Source: https://www.robertkreisman.com/injury-lawyer/u-s-supreme-court-reverses-federal-torts-claim-act-dismissal-stating-that-equitable-tolling-applied/
Timestamp: 2019-04-20 01:22:34+00:00

Document:
The Federal Tort Claim Act (FTCA) provides that a tort claim against the United States “shall be forever barred” unless the claimant meets two deadlines. First, the claim must be presented to the appropriate federal agency for administrative review “within two years after [the] claim accrues.” 28 U.S.C. §2401(b). Second, if the agency denies the claim, the claimant may file a suit in federal court “within six months” of the agency’s denial. Id.
In this United States Supreme Court decision, Kwai Fun Wong and Marlene June, respondents in Nos. 13-1074 and 13-1075, respectively, each missed one of those deadlines.
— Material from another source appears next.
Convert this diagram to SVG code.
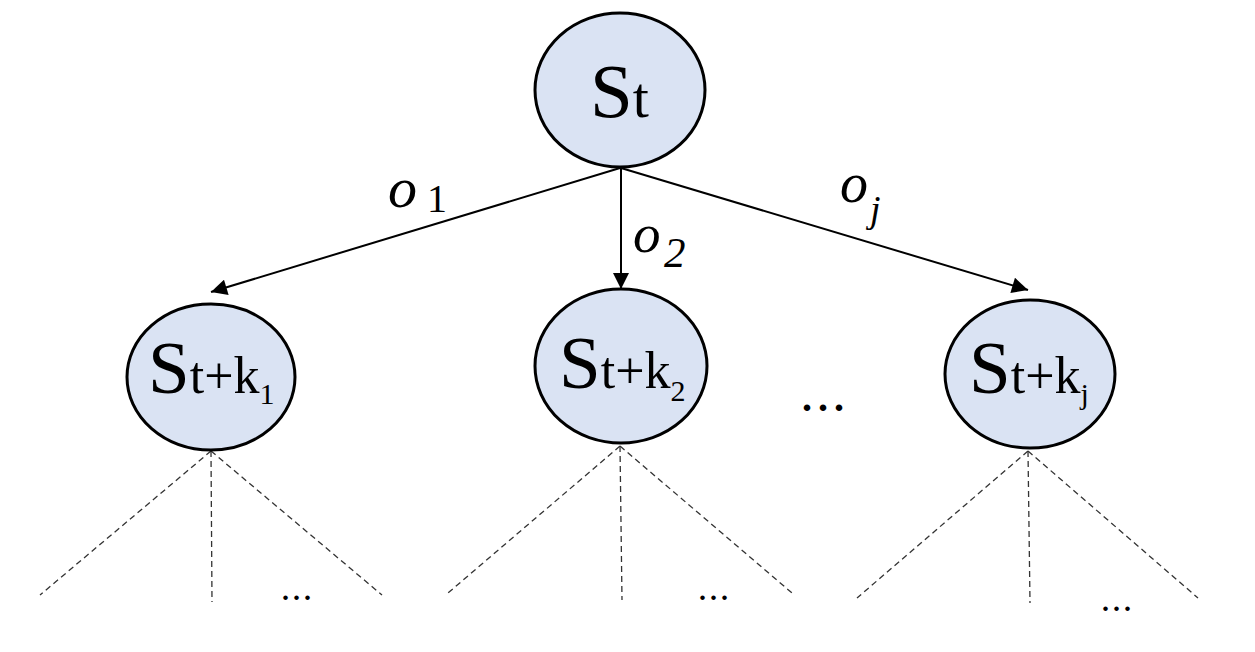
<svg xmlns="http://www.w3.org/2000/svg" width="1255" height="652" viewBox="0 0 1255 652">
<defs>
<marker id="arr" viewBox="0 0 10 10" refX="10" refY="5" markerWidth="9" markerHeight="8" markerUnits="strokeWidth" orient="auto">
<path d="M0,0 L10,5 L0,10 z" fill="#000"/>
</marker>
<style>
.node{fill:#DAE3F3;stroke:#000;stroke-width:3}
.edge{stroke:#000;stroke-width:2;fill:none}
.dash{stroke:#333;stroke-width:1.3;stroke-dasharray:6 4;fill:none}
.t{fill:#000;font-family:'Liberation Serif','Times New Roman','DejaVu Serif',serif}
.it{font-style:italic}
.dots{font-weight:bold}
</style>
</defs>
<rect width="1255" height="652" fill="#fff"/>
<g id="connectors">
<line class="edge" x1="620" y1="168" x2="211" y2="292" marker-end="url(#arr)"/>
<line class="edge" x1="621" y1="168" x2="621" y2="289" marker-end="url(#arr)"/>
<line class="edge" x1="621" y1="168" x2="1028" y2="290" marker-end="url(#arr)"/>
</g>
<g id="edge-labels">
<text class="t" y="207"><tspan class="it" x="388" font-size="58">o</tspan><tspan x="427" y="212" font-size="40">1</tspan></text>
<text class="t" y="252"><tspan class="it" x="633" font-size="55">o</tspan><tspan class="it" x="664" y="267" font-size="43">2</tspan></text>
<text class="t" y="202"><tspan class="it" x="840" font-size="56">o</tspan><tspan class="it" x="870" y="222" font-size="38">j</tspan></text>
</g>
<g id="subtrees">
<line class="dash" x1="211" y1="451" x2="40" y2="595"/>
<line class="dash" x1="211" y1="451" x2="212" y2="602"/>
<line class="dash" x1="211" y1="451" x2="382" y2="595"/>
<text class="t dots" x="282" y="600" font-size="28" letter-spacing="4">...</text>
<line class="dash" x1="620" y1="446" x2="448" y2="593"/>
<line class="dash" x1="620" y1="446" x2="622" y2="600"/>
<line class="dash" x1="620" y1="446" x2="792" y2="593"/>
<text class="t dots" x="699" y="600" font-size="28" letter-spacing="4">...</text>
<line class="dash" x1="1028" y1="451" x2="857" y2="598"/>
<line class="dash" x1="1028" y1="451" x2="1030" y2="603"/>
<line class="dash" x1="1028" y1="451" x2="1198" y2="598"/>
<text class="t dots" x="1102" y="611" font-size="28" letter-spacing="4">...</text>
</g>
<g id="node-st">
<ellipse class="node" cx="620" cy="90" rx="85" ry="77"/>
<text class="t" x="590" y="117"><tspan font-size="77">S</tspan><tspan font-size="58">t</tspan></text>
</g>
<g id="node-stk1">
<ellipse class="node" cx="211" cy="377" rx="84" ry="73"/>
<text class="t" x="148" y="393"><tspan font-size="75">S</tspan><tspan font-size="52">t+k</tspan><tspan font-size="30" dy="11">1</tspan></text>
</g>
<g id="node-stk2">
<ellipse class="node" cx="621" cy="366" rx="86" ry="77"/>
<text class="t" x="559" y="388"><tspan font-size="75">S</tspan><tspan font-size="52">t+k</tspan><tspan font-size="30" dy="13">2</tspan></text>
</g>
<text id="ellipsis-mid" class="t dots" x="802" y="411" font-size="40" letter-spacing="6">...</text>
<g id="node-stkj">
<ellipse class="node" cx="1030" cy="374" rx="85" ry="74"/>
<text class="t" x="969" y="393"><tspan font-size="75">S</tspan><tspan font-size="52">t+k</tspan><tspan font-size="30" dy="11">j</tspan></text>
</g>
</svg>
Wong failed to file her FTCA claim in federal court within 6 months, but argued that was only because the District Court had not permitted her to file that claim until after the period expired. June failed to present her FTCA claim to the federal agency within 2 years, but argued that her untimely filing should be excused because the government had, in her view, concealed facts vital to her claim.
In each of these cases, the District Court dismissed the FTCA claim for failure to satisfy §2401(b)’s time bars, holding that, despite any justification for delay, those time bars are jurisdictional and not subject to equitable tolling. The Ninth Circuit reversed in both cases, concluding that §2401(b)’s time bars may be equitably tolled.
The Supreme Court relied on a case of Irwin v. Department of Veteran Affairs, 498 U.S. 89, which provided the framework for deciding the applicability of equitable tolling to statutes of limitations on suits against the government. There, the court adopted a “rebuttable presumption” that such time bars may be equitably tolled. Id., at 95. The Irwin’s presumption may be rebutted. The court will not conclude that a time bar is jurisdictional unless Congress provides a “clear statement” to that effect. In applying that clear statement rule, this court has said that most time bars, even if mandatory and emphatic, are nonjurisdictional. Congress thus must do something special to tag a statute of limitations as jurisdictional and so prohibit a court from tolling it.
Congress did no such thing in enacting §2401(b). The text of that decision speaks only to a claim’s timeliness; it does not refer to the jurisdiction of a District Court or address those courts’ authority to hear untimely suits. See Arbaugh v. Y & H Corp., 546 U.S. 500, 515.
The Supreme Court stated that the government’s two principal arguments for treating §2401(b) as jurisdictional are unpersuasive and foreclosed by this court’s precedents.
Unlike any other waivers of sovereign immunity, the FTCA treats the government much like a private party, and the court has accordingly declined to construe the act narrowly merely because it waives the government’s immunity from suit. There is no reason to do differently here.
The U.S. Supreme Court therefore affirmed the Ninth Circuit Court’s decision and remanded the case. The opinion of the court was delivered by Justice Kagan in which Justices Kennedy, Ginsburg, Breyer and Sotomayor joined. There was a dissenting opinion filed by Justice Alito and joined by Justices Roberts, Scalia and Thomas.
United States v. Kwai Fun Wong, No. 13-1074 (U.S. S. Ct. decided April 22, 2015).